▶ Work required
All of the lines below are to be transcribed faithfully, with pictures excluded from the copy.

▶ Supplied data
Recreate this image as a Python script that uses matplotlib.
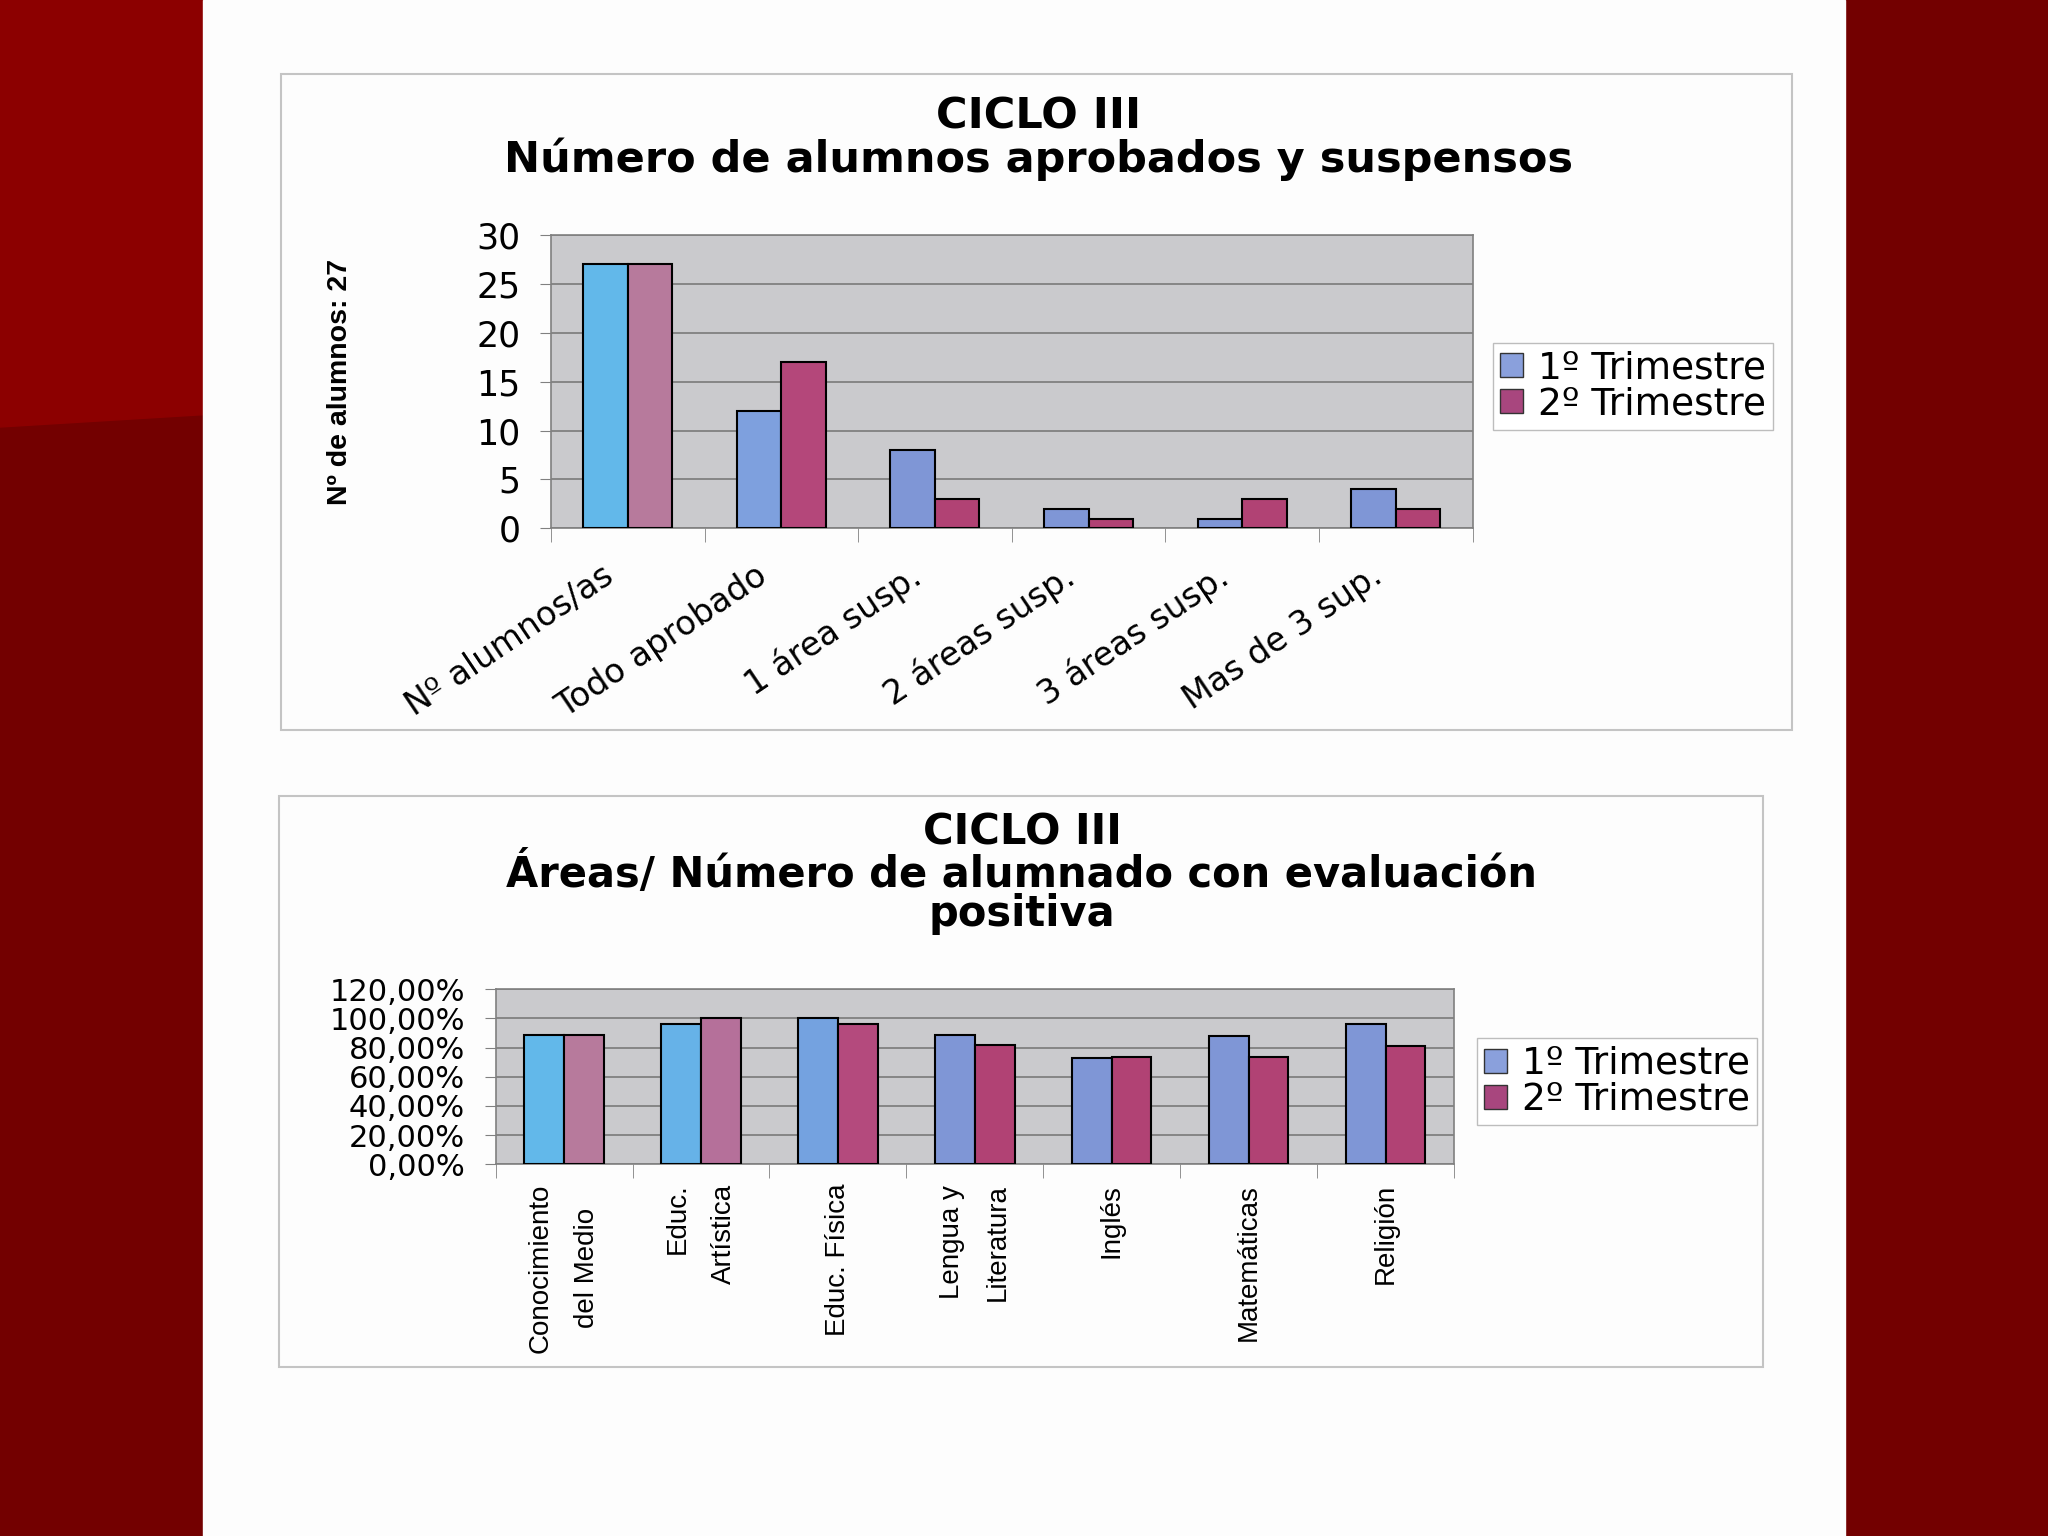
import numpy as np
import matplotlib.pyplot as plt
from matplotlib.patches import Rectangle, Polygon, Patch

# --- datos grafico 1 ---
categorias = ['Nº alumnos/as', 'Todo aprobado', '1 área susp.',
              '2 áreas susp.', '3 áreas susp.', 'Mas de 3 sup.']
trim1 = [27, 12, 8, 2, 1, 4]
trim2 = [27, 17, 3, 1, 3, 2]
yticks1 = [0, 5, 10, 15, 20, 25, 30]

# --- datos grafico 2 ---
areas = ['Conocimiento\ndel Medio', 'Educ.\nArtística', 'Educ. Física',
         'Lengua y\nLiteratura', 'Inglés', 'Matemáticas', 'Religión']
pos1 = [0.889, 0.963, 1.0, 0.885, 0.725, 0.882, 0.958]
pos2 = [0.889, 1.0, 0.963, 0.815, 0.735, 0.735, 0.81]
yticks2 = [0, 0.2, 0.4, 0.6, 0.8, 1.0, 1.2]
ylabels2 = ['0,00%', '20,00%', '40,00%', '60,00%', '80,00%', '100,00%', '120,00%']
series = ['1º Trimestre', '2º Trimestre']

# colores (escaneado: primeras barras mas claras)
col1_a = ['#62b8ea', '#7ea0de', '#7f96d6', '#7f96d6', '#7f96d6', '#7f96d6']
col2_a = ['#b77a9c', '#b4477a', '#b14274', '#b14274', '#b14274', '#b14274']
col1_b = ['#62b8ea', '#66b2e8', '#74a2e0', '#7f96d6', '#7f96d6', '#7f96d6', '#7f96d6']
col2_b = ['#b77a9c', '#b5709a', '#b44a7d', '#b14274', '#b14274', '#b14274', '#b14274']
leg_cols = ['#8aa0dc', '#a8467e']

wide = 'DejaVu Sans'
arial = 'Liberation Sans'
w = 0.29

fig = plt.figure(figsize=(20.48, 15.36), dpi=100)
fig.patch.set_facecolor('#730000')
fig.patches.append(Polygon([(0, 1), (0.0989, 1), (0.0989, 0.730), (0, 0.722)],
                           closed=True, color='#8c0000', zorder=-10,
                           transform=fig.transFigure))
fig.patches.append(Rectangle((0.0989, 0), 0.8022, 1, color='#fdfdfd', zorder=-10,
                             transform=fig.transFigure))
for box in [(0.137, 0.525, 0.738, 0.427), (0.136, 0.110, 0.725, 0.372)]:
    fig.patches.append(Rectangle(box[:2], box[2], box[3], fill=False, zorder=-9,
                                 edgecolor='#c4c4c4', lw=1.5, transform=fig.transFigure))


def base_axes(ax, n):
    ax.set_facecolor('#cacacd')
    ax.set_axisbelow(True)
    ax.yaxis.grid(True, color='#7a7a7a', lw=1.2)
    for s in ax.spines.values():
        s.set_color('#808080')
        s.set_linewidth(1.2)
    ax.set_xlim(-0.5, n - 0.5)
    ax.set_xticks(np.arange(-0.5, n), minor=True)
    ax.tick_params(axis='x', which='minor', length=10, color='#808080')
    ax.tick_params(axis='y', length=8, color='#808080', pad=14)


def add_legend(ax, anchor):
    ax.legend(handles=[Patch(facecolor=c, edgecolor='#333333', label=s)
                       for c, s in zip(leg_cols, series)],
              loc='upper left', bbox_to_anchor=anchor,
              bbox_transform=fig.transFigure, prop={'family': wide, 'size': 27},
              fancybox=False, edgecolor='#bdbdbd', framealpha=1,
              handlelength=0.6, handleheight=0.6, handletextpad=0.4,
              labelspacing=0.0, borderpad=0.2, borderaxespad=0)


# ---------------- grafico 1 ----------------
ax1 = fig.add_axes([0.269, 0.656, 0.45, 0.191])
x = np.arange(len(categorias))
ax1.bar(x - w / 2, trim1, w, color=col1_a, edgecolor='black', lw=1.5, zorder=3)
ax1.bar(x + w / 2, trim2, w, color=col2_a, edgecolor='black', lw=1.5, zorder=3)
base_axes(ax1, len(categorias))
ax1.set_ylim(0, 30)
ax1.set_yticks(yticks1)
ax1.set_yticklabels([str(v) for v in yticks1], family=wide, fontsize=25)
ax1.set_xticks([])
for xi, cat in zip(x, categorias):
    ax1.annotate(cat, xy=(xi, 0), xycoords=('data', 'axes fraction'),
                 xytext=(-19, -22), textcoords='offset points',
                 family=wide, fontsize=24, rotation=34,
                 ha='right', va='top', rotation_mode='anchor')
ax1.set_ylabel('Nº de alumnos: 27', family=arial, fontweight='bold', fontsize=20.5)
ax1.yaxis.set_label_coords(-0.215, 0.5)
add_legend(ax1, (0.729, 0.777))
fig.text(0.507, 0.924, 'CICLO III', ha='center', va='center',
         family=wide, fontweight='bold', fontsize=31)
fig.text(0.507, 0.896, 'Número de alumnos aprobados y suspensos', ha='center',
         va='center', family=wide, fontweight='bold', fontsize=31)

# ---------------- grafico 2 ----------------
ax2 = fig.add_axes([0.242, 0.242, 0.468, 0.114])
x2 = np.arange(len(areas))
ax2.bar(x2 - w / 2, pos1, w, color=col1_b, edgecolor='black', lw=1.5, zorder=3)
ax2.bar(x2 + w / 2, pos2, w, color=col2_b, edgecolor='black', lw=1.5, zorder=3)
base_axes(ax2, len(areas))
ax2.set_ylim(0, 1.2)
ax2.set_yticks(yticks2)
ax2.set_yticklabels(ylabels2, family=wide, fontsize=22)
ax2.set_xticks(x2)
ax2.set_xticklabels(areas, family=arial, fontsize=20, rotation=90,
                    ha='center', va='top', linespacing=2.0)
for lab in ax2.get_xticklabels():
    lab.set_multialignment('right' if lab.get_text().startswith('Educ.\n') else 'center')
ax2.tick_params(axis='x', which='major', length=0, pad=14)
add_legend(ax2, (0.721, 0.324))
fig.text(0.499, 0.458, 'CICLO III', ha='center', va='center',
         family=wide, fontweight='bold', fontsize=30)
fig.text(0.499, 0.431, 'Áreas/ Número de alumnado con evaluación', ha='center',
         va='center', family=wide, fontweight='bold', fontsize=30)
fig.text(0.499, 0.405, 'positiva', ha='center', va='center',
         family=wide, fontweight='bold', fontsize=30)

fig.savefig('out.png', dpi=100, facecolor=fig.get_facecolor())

▶ Reply
Recreate this image as a Python script that uses matplotlib.
import numpy as np
import matplotlib.pyplot as plt
from matplotlib.patches import Rectangle, Polygon, Patch

# --- datos grafico 1 ---
categorias = ['Nº alumnos/as', 'Todo aprobado', '1 área susp.',
              '2 áreas susp.', '3 áreas susp.', 'Mas de 3 sup.']
trim1 = [27, 12, 8, 2, 1, 4]
trim2 = [27, 17, 3, 1, 3, 2]
yticks1 = [0, 5, 10, 15, 20, 25, 30]

# --- datos grafico 2 ---
areas = ['Conocimiento\ndel Medio', 'Educ.\nArtística', 'Educ. Física',
         'Lengua y\nLiteratura', 'Inglés', 'Matemáticas', 'Religión']
pos1 = [0.889, 0.963, 1.0, 0.885, 0.725, 0.882, 0.958]
pos2 = [0.889, 1.0, 0.963, 0.815, 0.735, 0.735, 0.81]
yticks2 = [0, 0.2, 0.4, 0.6, 0.8, 1.0, 1.2]
ylabels2 = ['0,00%', '20,00%', '40,00%', '60,00%', '80,00%', '100,00%', '120,00%']
series = ['1º Trimestre', '2º Trimestre']

# colores (escaneado: primeras barras mas claras)
col1_a = ['#62b8ea', '#7ea0de', '#7f96d6', '#7f96d6', '#7f96d6', '#7f96d6']
col2_a = ['#b77a9c', '#b4477a', '#b14274', '#b14274', '#b14274', '#b14274']
col1_b = ['#62b8ea', '#66b2e8', '#74a2e0', '#7f96d6', '#7f96d6', '#7f96d6', '#7f96d6']
col2_b = ['#b77a9c', '#b5709a', '#b44a7d', '#b14274', '#b14274', '#b14274', '#b14274']
leg_cols = ['#8aa0dc', '#a8467e']

wide = 'DejaVu Sans'
arial = 'Liberation Sans'
w = 0.29

fig = plt.figure(figsize=(20.48, 15.36), dpi=100)
fig.patch.set_facecolor('#730000')
fig.patches.append(Polygon([(0, 1), (0.0989, 1), (0.0989, 0.730), (0, 0.722)],
                           closed=True, color='#8c0000', zorder=-10,
                           transform=fig.transFigure))
fig.patches.append(Rectangle((0.0989, 0), 0.8022, 1, color='#fdfdfd', zorder=-10,
                             transform=fig.transFigure))
for box in [(0.137, 0.525, 0.738, 0.427), (0.136, 0.110, 0.725, 0.372)]:
    fig.patches.append(Rectangle(box[:2], box[2], box[3], fill=False, zorder=-9,
                                 edgecolor='#c4c4c4', lw=1.5, transform=fig.transFigure))


def base_axes(ax, n):
    ax.set_facecolor('#cacacd')
    ax.set_axisbelow(True)
    ax.yaxis.grid(True, color='#7a7a7a', lw=1.2)
    for s in ax.spines.values():
        s.set_color('#808080')
        s.set_linewidth(1.2)
    ax.set_xlim(-0.5, n - 0.5)
    ax.set_xticks(np.arange(-0.5, n), minor=True)
    ax.tick_params(axis='x', which='minor', length=10, color='#808080')
    ax.tick_params(axis='y', length=8, color='#808080', pad=14)


def add_legend(ax, anchor):
    ax.legend(handles=[Patch(facecolor=c, edgecolor='#333333', label=s)
                       for c, s in zip(leg_cols, series)],
              loc='upper left', bbox_to_anchor=anchor,
              bbox_transform=fig.transFigure, prop={'family': wide, 'size': 27},
              fancybox=False, edgecolor='#bdbdbd', framealpha=1,
              handlelength=0.6, handleheight=0.6, handletextpad=0.4,
              labelspacing=0.0, borderpad=0.2, borderaxespad=0)


# ---------------- grafico 1 ----------------
ax1 = fig.add_axes([0.269, 0.656, 0.45, 0.191])
x = np.arange(len(categorias))
ax1.bar(x - w / 2, trim1, w, color=col1_a, edgecolor='black', lw=1.5, zorder=3)
ax1.bar(x + w / 2, trim2, w, color=col2_a, edgecolor='black', lw=1.5, zorder=3)
base_axes(ax1, len(categorias))
ax1.set_ylim(0, 30)
ax1.set_yticks(yticks1)
ax1.set_yticklabels([str(v) for v in yticks1], family=wide, fontsize=25)
ax1.set_xticks([])
for xi, cat in zip(x, categorias):
    ax1.annotate(cat, xy=(xi, 0), xycoords=('data', 'axes fraction'),
                 xytext=(-19, -22), textcoords='offset points',
                 family=wide, fontsize=24, rotation=34,
                 ha='right', va='top', rotation_mode='anchor')
ax1.set_ylabel('Nº de alumnos: 27', family=arial, fontweight='bold', fontsize=20.5)
ax1.yaxis.set_label_coords(-0.215, 0.5)
add_legend(ax1, (0.729, 0.777))
fig.text(0.507, 0.924, 'CICLO III', ha='center', va='center',
         family=wide, fontweight='bold', fontsize=31)
fig.text(0.507, 0.896, 'Número de alumnos aprobados y suspensos', ha='center',
         va='center', family=wide, fontweight='bold', fontsize=31)

# ---------------- grafico 2 ----------------
ax2 = fig.add_axes([0.242, 0.242, 0.468, 0.114])
x2 = np.arange(len(areas))
ax2.bar(x2 - w / 2, pos1, w, color=col1_b, edgecolor='black', lw=1.5, zorder=3)
ax2.bar(x2 + w / 2, pos2, w, color=col2_b, edgecolor='black', lw=1.5, zorder=3)
base_axes(ax2, len(areas))
ax2.set_ylim(0, 1.2)
ax2.set_yticks(yticks2)
ax2.set_yticklabels(ylabels2, family=wide, fontsize=22)
ax2.set_xticks(x2)
ax2.set_xticklabels(areas, family=arial, fontsize=20, rotation=90,
                    ha='center', va='top', linespacing=2.0)
for lab in ax2.get_xticklabels():
    lab.set_multialignment('right' if lab.get_text().startswith('Educ.\n') else 'center')
ax2.tick_params(axis='x', which='major', length=0, pad=14)
add_legend(ax2, (0.721, 0.324))
fig.text(0.499, 0.458, 'CICLO III', ha='center', va='center',
         family=wide, fontweight='bold', fontsize=30)
fig.text(0.499, 0.431, 'Áreas/ Número de alumnado con evaluación', ha='center',
         va='center', family=wide, fontweight='bold', fontsize=30)
fig.text(0.499, 0.405, 'positiva', ha='center', va='center',
         family=wide, fontweight='bold', fontsize=30)

fig.savefig('out.png', dpi=100, facecolor=fig.get_facecolor())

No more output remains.